Again from Daily (1997), the ecosystem services we depend on for daily life are produced “by a complex interplay of biological, geological and chemical cycles driven by solar energy and operating across a wide range of spatial and temporal scales.  Soil fertility, for instance, is a product both of bacteria, whose fleeting lives may take place in a space smaller than the period at the end of this sentence, as well as of the aeonic [long lasting], planet-wide cycles of major chemical elements such as carbon and nitrogen.  pest control is created by both natural enemies (e.g., birds; bats; parasitic wasps;, ladybugs, spiders, and other predacious arthropods; fungi; viruses) and by climate patterns generated globally.  The strospheric ozone layer that shields Earth’s surface from ultraviolet radiation was originally produced primarily by the photosynthetic activities of blue-green algae and by photochemical reactions occurring high in the atmosphere.  Ecosystem services operate on such a grand scale and in such intricate and little-explored ways that most could not be replaced by technology.”

Human economic activity is now affecting these complex systems significantly.  We must figure out ways to manage our impacts and ensure a world that supports human life.  That’s what’s meant by protecting ecosystem services.

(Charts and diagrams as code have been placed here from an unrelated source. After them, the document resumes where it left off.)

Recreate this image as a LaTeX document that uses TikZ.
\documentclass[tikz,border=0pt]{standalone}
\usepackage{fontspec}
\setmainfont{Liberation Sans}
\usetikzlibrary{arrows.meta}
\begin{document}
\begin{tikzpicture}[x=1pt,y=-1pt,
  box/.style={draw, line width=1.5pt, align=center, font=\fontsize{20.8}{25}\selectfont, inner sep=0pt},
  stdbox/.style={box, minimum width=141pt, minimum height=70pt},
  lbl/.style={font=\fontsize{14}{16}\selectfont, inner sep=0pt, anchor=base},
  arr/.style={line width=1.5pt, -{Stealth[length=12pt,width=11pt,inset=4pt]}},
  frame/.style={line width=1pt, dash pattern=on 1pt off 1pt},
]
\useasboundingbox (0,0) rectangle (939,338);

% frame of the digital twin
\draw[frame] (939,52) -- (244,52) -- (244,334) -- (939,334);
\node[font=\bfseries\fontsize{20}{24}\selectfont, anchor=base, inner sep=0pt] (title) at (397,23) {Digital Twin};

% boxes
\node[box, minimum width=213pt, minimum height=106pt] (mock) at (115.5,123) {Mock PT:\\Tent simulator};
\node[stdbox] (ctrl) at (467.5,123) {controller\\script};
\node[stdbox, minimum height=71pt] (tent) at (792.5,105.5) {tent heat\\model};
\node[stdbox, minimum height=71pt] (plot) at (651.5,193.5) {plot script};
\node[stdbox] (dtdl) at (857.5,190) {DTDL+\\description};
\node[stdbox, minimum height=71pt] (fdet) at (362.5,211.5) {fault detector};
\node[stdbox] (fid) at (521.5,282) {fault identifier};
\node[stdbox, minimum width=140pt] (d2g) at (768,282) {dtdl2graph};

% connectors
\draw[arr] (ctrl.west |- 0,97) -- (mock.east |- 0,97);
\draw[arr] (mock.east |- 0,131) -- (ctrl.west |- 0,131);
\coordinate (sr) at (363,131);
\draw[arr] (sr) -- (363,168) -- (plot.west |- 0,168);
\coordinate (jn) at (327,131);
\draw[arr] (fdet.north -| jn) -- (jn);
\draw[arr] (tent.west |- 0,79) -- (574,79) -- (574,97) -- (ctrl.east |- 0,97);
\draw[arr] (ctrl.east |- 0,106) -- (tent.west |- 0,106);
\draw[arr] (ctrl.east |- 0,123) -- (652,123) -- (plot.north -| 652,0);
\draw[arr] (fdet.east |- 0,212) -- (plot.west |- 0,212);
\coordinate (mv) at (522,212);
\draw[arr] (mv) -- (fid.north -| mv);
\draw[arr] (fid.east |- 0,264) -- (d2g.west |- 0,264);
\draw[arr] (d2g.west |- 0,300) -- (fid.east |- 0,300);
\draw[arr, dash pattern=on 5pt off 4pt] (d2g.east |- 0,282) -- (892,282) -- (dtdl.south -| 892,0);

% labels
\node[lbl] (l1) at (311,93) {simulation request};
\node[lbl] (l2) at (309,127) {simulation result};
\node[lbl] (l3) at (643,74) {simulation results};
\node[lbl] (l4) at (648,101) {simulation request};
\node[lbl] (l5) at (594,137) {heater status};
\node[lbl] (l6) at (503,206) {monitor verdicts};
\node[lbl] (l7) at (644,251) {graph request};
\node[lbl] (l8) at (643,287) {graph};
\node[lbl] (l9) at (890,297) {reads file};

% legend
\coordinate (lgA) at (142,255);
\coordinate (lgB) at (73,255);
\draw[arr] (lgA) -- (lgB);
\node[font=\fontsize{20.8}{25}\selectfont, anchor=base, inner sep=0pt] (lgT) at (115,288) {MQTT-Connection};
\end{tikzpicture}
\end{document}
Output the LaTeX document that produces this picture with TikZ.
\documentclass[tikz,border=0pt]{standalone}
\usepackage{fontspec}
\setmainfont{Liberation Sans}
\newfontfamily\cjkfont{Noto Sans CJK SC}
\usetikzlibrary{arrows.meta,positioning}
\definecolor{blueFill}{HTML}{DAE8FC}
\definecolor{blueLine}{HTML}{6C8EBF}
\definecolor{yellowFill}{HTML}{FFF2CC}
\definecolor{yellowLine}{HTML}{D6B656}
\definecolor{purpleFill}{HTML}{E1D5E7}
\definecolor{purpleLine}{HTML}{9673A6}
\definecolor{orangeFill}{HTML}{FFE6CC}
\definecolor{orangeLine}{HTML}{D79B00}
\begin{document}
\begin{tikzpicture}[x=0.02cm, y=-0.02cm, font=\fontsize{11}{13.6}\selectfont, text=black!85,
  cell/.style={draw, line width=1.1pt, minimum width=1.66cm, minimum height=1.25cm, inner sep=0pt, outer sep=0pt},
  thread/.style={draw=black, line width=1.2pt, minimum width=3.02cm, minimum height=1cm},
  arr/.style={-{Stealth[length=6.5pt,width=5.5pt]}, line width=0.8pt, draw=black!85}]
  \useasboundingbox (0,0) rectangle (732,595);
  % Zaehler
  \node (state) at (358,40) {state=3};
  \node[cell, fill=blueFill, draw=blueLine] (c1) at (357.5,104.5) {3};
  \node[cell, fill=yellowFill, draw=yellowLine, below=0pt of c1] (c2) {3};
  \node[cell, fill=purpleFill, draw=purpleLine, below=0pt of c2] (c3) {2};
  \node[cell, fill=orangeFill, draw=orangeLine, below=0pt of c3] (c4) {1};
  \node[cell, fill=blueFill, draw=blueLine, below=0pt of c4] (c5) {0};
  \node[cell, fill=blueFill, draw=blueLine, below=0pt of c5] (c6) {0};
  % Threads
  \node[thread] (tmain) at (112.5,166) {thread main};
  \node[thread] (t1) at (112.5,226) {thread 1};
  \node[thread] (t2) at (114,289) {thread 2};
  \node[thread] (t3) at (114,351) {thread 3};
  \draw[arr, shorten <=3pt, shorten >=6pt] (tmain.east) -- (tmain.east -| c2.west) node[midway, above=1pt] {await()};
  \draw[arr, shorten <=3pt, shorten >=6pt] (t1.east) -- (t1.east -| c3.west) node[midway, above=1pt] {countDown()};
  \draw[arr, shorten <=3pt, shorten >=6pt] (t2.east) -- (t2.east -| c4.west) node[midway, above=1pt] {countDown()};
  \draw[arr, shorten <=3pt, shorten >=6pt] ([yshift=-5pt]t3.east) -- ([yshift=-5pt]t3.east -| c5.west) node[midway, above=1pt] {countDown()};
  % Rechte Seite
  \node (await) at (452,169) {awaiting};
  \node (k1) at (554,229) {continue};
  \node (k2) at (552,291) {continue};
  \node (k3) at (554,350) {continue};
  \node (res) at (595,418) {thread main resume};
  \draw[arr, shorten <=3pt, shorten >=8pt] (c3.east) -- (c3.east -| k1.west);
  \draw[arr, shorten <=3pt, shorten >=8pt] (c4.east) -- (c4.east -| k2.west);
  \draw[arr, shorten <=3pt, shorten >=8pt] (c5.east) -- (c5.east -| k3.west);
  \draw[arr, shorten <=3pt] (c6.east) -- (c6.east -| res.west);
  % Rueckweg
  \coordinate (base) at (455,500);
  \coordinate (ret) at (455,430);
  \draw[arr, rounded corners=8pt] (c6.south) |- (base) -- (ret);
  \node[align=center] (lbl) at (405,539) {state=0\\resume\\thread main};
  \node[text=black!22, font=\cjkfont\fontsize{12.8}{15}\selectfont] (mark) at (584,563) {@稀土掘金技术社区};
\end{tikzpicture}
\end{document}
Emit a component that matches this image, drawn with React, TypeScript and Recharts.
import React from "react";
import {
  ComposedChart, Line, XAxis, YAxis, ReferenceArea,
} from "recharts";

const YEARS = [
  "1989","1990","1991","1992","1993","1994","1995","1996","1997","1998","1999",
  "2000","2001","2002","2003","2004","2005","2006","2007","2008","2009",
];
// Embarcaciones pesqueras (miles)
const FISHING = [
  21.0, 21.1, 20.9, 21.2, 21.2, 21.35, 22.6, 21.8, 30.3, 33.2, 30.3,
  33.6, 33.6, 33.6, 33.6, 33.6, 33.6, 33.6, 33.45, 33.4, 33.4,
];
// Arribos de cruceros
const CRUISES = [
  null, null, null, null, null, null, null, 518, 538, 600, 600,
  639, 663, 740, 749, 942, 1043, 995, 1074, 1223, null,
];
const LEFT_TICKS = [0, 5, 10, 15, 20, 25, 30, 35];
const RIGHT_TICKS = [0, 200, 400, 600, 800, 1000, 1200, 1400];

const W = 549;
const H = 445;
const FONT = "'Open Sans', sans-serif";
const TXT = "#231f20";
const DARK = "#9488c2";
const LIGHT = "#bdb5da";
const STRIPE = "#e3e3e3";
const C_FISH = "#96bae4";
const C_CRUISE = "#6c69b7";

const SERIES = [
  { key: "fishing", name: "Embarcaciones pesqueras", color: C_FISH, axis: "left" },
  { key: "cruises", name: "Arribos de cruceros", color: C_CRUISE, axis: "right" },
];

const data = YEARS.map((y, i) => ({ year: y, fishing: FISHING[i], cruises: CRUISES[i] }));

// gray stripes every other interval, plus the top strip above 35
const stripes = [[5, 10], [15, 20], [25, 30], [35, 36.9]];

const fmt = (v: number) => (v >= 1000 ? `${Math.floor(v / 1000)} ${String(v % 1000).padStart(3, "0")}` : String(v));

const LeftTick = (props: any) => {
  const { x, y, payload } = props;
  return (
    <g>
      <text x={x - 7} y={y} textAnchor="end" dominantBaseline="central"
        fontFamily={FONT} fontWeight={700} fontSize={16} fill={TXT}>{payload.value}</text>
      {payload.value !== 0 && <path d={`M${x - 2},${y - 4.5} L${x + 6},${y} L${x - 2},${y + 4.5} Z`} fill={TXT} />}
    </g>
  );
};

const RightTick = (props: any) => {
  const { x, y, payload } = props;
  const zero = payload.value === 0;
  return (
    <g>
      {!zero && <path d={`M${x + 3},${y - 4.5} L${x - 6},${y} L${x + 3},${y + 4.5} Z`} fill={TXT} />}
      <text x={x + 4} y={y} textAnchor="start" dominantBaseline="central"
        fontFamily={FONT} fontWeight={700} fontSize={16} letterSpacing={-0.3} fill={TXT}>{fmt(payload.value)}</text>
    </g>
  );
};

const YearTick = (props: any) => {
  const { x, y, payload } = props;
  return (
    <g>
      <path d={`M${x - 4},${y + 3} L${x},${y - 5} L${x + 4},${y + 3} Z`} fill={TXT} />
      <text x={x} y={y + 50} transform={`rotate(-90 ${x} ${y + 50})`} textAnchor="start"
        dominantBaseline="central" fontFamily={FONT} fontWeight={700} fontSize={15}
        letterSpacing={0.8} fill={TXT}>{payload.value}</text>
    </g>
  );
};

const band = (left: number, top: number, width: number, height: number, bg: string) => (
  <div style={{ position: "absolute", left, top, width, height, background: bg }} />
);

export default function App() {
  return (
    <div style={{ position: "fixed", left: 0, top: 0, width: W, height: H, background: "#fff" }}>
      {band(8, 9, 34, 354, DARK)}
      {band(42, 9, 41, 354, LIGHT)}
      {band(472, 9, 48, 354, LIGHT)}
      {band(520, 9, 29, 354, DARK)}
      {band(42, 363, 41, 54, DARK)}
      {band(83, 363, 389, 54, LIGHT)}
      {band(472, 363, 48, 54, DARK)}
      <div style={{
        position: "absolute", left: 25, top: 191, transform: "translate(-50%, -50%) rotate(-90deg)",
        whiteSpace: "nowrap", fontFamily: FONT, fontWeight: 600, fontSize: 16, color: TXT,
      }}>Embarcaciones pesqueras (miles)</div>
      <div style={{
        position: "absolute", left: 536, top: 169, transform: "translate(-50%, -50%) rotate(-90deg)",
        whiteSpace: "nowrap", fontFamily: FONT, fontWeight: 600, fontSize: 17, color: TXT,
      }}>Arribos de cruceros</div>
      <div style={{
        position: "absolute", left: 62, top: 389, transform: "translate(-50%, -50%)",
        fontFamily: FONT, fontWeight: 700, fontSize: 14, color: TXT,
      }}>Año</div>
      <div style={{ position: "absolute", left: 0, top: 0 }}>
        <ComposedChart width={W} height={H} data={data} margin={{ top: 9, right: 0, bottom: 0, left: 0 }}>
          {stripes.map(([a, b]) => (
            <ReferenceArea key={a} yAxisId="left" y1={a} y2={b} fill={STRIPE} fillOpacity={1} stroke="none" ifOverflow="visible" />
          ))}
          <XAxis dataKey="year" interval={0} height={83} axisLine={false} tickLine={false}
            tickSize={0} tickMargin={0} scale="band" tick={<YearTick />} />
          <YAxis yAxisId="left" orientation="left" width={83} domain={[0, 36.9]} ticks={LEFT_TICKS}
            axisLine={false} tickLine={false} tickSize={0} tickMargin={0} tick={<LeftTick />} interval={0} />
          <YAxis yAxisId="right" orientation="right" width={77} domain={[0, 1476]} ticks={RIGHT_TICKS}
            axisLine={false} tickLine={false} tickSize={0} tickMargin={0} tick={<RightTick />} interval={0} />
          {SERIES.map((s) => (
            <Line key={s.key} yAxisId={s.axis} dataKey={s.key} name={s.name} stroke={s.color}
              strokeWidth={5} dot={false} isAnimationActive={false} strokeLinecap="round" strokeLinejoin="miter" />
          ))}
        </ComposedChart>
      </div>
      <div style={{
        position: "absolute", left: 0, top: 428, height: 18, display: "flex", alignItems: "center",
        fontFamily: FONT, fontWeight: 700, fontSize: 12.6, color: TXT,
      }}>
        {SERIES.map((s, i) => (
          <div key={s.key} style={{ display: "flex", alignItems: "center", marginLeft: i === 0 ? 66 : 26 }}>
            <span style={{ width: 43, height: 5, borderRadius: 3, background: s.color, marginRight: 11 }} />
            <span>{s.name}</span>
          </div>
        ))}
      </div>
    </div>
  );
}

As William D. Ruckelshaus noted in his “Toward a Sustainable World” article for Scientific American: Economic growth and development must take place, and be maintained over time, within the limits set by ecology in the broadest sense – by the interrelations of human beings and their works, the biosphere and the physical and chemical laws that govern it….It follows that environmental protection and economic development are complementary rather than antagonistic processes.”